First of two parts. 

Long before smartphones, Facebook or airport security agents peering inside duffel bags, Janna Malamud Smith wrote about privacy as necessary to human well-being. 

But what does privacy look like — and how much is enough?  

Smith’s book, “Private Matters: In Defense of the Personal Life,” was first published in 1997. 

It explores privacy from the perspective of a psychotherapist — and, not incidentally, the daughter of a high-profile literary figure. 

Her father was the Pulitzer Prize-winning novelist Bernard Malamud Smith, whose notoriety the adolescent Janna sometimes found unsettling. 

Smith’s book blends history and personal observations, pondering the acceptable space between private matters and the public gaze.  

In the first of a two-part interview, Smith, 69, told Digital Privacy News that the value of privacy is variable, rather than constant.

Here’s what I took from your book: Societies endure periods of rapid technological advancement, political revolution, social change. When the sands are shifting, one way we seek equilibrium is by changing our view of what should be private. 

I’m not sure I would say “equilibrium.” It’s more of a power struggle. 

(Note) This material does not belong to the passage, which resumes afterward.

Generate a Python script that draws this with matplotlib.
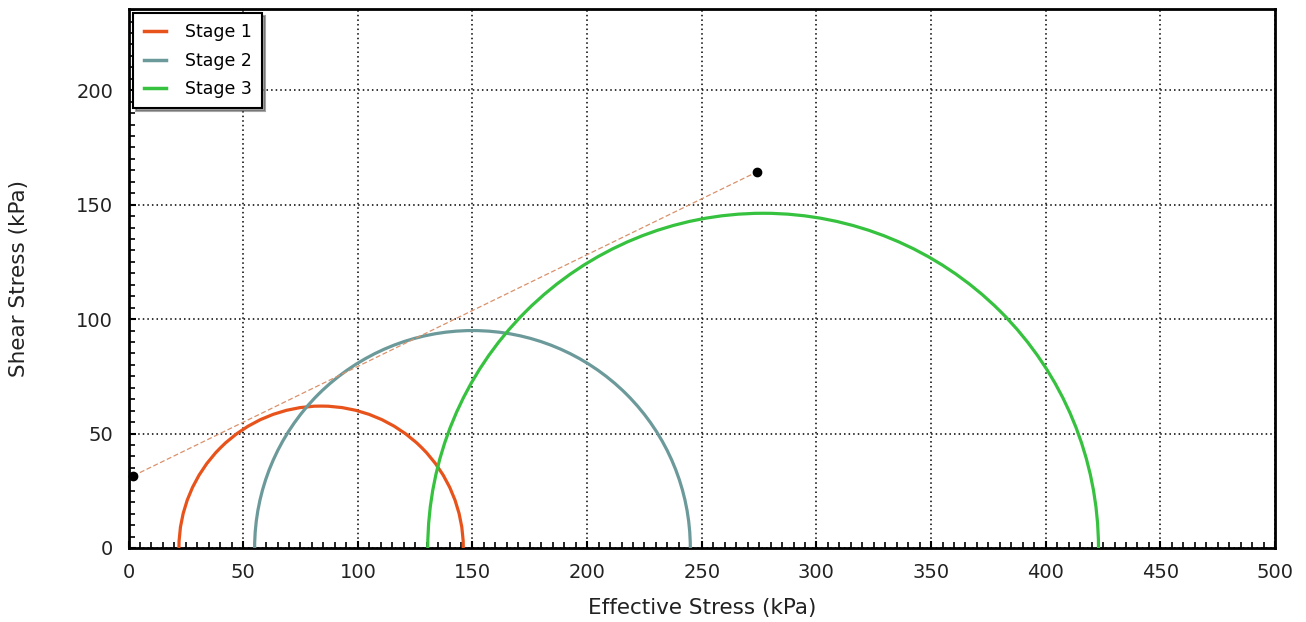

The people who want surveillance are at odds with the people who want secrecy or privacy. 

Both sides don’t want the same balance. 

And we tend to view privacy as a commodity: We have it or we don’t. But history and human behavior don’t bear out privacy as something absolute. 

No, it’s fluid. 

The Italians make a lot of the fact that there’s no word for privacy in Italian. 

Photo: Debi Milligan

“The people who want surveillance are at odds with the people who want secrecy or privacy.”

But there are states of privacy, where you keep things reserved. 

It exists as a phenomenon, but not as a cultural value. 

How? 

It exists in different ways, everywhere. 

Among the Inuits, if somebody is lying in a hammock, in a tiny one-room dwelling, the form of privacy available is just not to say what’s on his mind. 

You note, too, that the word and the concept of “privacy” are relatively recent in the English language. 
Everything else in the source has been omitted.